The early gallery was run by trustees with conservative taste and a hopeless purchase grant. Between 1847 and 1850 no acquisitions were made at all. In 1851 a critical House of Commons report demanded a single director with real authority. Sir Charles Lock Eastlake got the job in 1855, and he transformed the place. Eastlake's taste was for the early Italian Renaissance and the Northern Renaissance - the so-called 'primitives,' artists like Piero della Francesca and Paolo Uccello whom the gallery's existing trustees had ignored. He toured the continent every year buying paintings: 148 abroad and 46 in Britain across his eleven years as director. Uccello's three-panel Battle of San Romano arrived under Eastlake. So did Piero's Baptism of Christ. He collected privately too, picking up works he knew the trustees would never buy, and his widow Elizabeth bequeathed his collection to the gallery on his death. Two-thirds of the National Gallery's pictures today came as private gifts. Eastlake set that pattern.
On 1 September 1939 the paintings began moving out of London. The first hiding places - Penrhyn Castle and the university colleges of Bangor and Aberystwyth in Wales - were not secure enough. When the Battle of France began in 1940, the cabinet discussed shipping the collection to Canada.
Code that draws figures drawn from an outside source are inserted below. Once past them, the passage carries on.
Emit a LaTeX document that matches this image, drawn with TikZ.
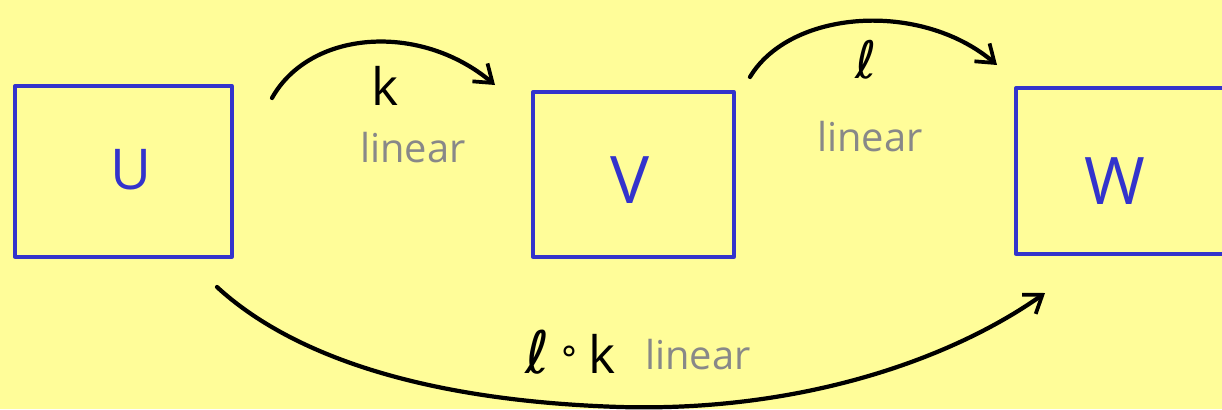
\documentclass[tikz,border=0pt]{standalone}
\usepackage{fontspec}
\setmainfont{Open Sans}
\newfontfamily\symfont{DejaVu Sans}
\usetikzlibrary{arrows.meta}
\definecolor{bgyellow}{RGB}{255,253,153}
\definecolor{boxblue}{RGB}{51,51,204}
\definecolor{labelgray}{RGB}{136,136,136}
\begin{document}
\begin{tikzpicture}[x=0.03cm,y=-0.03cm,
  setbox/.style={draw=boxblue,line width=2.8pt,line join=round,inner sep=0pt},
  setname/.style={text=boxblue,inner sep=0pt},
  maparrow/.style={line width=3.6pt,line cap=round,-{Straight Barb[length=14pt,width=20pt,line width=3.2pt]}},
  maplabel/.style={font=\fontsize{44}{48}\selectfont,inner sep=0pt},
  linlabel/.style={text=labelgray,font=\fontsize{34}{38}\selectfont,inner sep=0pt}]
\useasboundingbox (0,0) rectangle (1222,409);
\fill[bgyellow] (0,0) rectangle (1222,409);
\begin{scope}
\clip (0,0) rectangle (1222,409);
\node[setbox,minimum width=217*0.03cm,minimum height=171*0.03cm] (U) at (123.5,171.5) {};
\node[setbox,minimum width=201*0.03cm,minimum height=165*0.03cm] (V) at (633.5,174.5) {};
\node[setbox,minimum width=220*0.03cm,minimum height=166*0.03cm] (W) at (1126,171) {};
\end{scope}
\node[setname,font=\fontsize{48}{52}\selectfont] (Ulabel) at (131,170) {U};
\node[setname,font=\fontsize{56}{60}\selectfont] (Vlabel) at (630,180) {V};
\node[setname,font=\fontsize{56}{60}\selectfont] (Wlabel) at (1115,181) {W};
\coordinate (k0) at (272,98);
\coordinate (k1) at (495,85);
\coordinate (l0) at (750,77);
\coordinate (l1) at (997,65);
\coordinate (c0) at (217,287);
\coordinate (cm) at (620,407);
\coordinate (c1) at (1045,293);
\draw[maparrow] (k0) .. controls (310,30) and (420,22) .. (k1);
\draw[maparrow] (l0) .. controls (790,10) and (920,0) .. (l1);
\draw[maparrow] (c0) .. controls (280,345) and (400,400) .. (cm) .. controls (800,412) and (950,360) .. (c1);
\node[maplabel] (klab) at (385,86) {k};
\node[linlabel] (klin) at (413,148) {linear};
\node[maplabel] (llab) at (866,60) {\symfont ℓ};
\node[linlabel] (llin) at (870,137) {linear};
\node[maplabel,anchor=west] (clab) at (525,352) {{\fontsize{50}{50}\selectfont\symfont ℓ}\,\raisebox{9pt}{\fontsize{30}{30}\selectfont\symfont ∘}\,k};
\node[linlabel,anchor=west] (clin) at (645,355) {linear};
\end{tikzpicture}
\end{document}
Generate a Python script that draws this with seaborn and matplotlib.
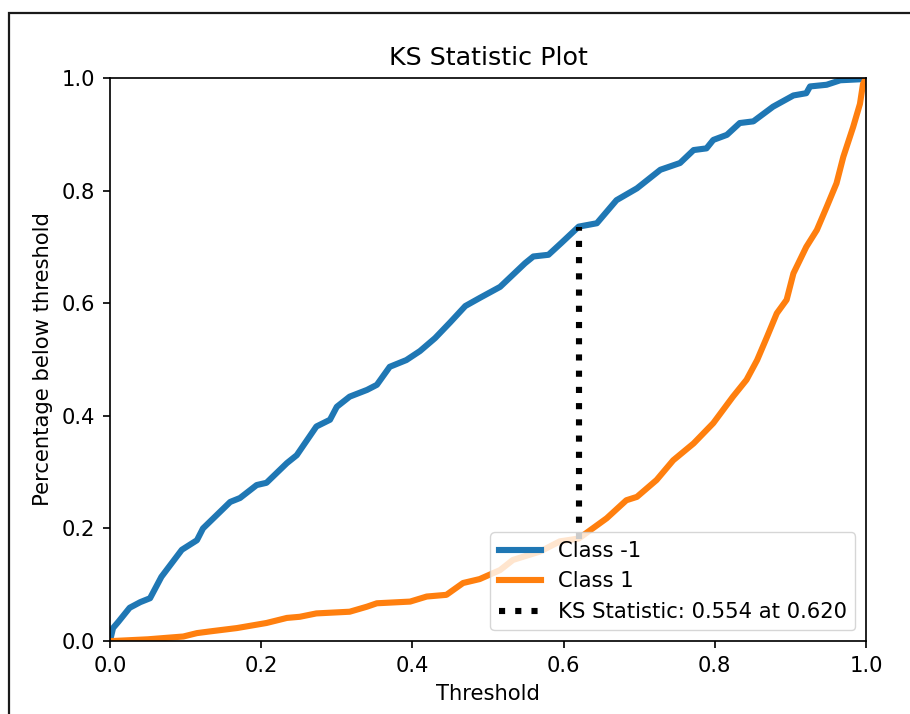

Churchill refused. 'Bury them in caves or in cellars,' he telegrammed director Kenneth Clark, 'but not a picture shall leave these islands.' A slate quarry at Manod, near Blaenau Ffestiniog in North Wales, was requisitioned. The Manod tunnels held the collection at a constant temperature and humidity, conditions the gallery's conservators had long suspected mattered but had never been able to prove. The data they collected at Manod led directly to the first air-conditioned gallery, opened in 1949. Meanwhile, with the walls in Trafalgar Square empty, the gallery hosted lunchtime piano recitals by Myra Hess and a 'Picture of the Month' programme, in which a single masterpiece was retrieved from Wales and displayed for Londoners. The art critic Herbert Read called the wartime gallery 'a defiant outpost of culture right in the middle of a bombed and shattered metropolis.' The paintings came home in 1945.
In 1982 a competition was held for an extension on the bomb-damaged Hampton's site to the west. The winning design by Ahrends, Burton and Koralek included a tower. The Prince of Wales famously called the proposal 'a monstrous carbuncle on the face of a much-loved and elegant friend' - a phrase that has since become the standard British insult for any unwelcome modern building - and the design was dropped. A donation of nearly £50 million from Lord Sainsbury and his brothers allowed a new closed competition; the postmodernists Robert Venturi and Denise Scott Brown won, and the Sainsbury Wing opened in 1991. Its toplit galleries draw on John Soane's Dulwich Picture Gallery and the church interiors of Brunelleschi. False perspective in the long central axis ends, fittingly, on an altarpiece by Cima. The collection on these walls now includes Jan van Eyck's Arnolfini Portrait, Piero della Francesca's Baptism, Holbein's Ambassadors, Velazquez's Rokeby Venus, Caravaggio's Supper at Emmaus, Rembrandt's Belshazzar's Feast, Turner's The Fighting Temeraire, and Van Gogh's Sunflowers. In 2024 the gallery celebrated its bicentenary. In September 2025 it announced Project Domani: a £375 million expansion behind the Sainsbury Wing, and a policy change ending the 1900 cut-off so that twentieth-century paintings can return. Admission to the main collection has been free since 1824. Sir Denis Mahon's bequest stipulated that it must stay that way. The building is still ugly, the corridors are still crowded, and the Renaissance is still on free public display.
The National Gallery occupies the north side of Trafalgar Square at 51.5089° N, 0.1283° W. From the air the colonnaded front faces south across the square toward Whitehall, with Nelson's Column directly in front. The Sainsbury Wing extension sits to the west; the National Portrait Gallery wraps around the building's eastern flank. London Heliport (EGLW) is the closest helipad; London City (EGLC) east, Heathrow (EGLL) west. Central London is Class A airspace and restricted. From the ground, the easiest landing-on-feet route is from Trafalgar Square itself; entry from the new Getty Entrance at ground level avoids the historic main staircase. The collection comprises more than 2,300 paintings from the mid-13th century to 1900, with Project Domani set to extend the date range into the modern era in the early 2030s.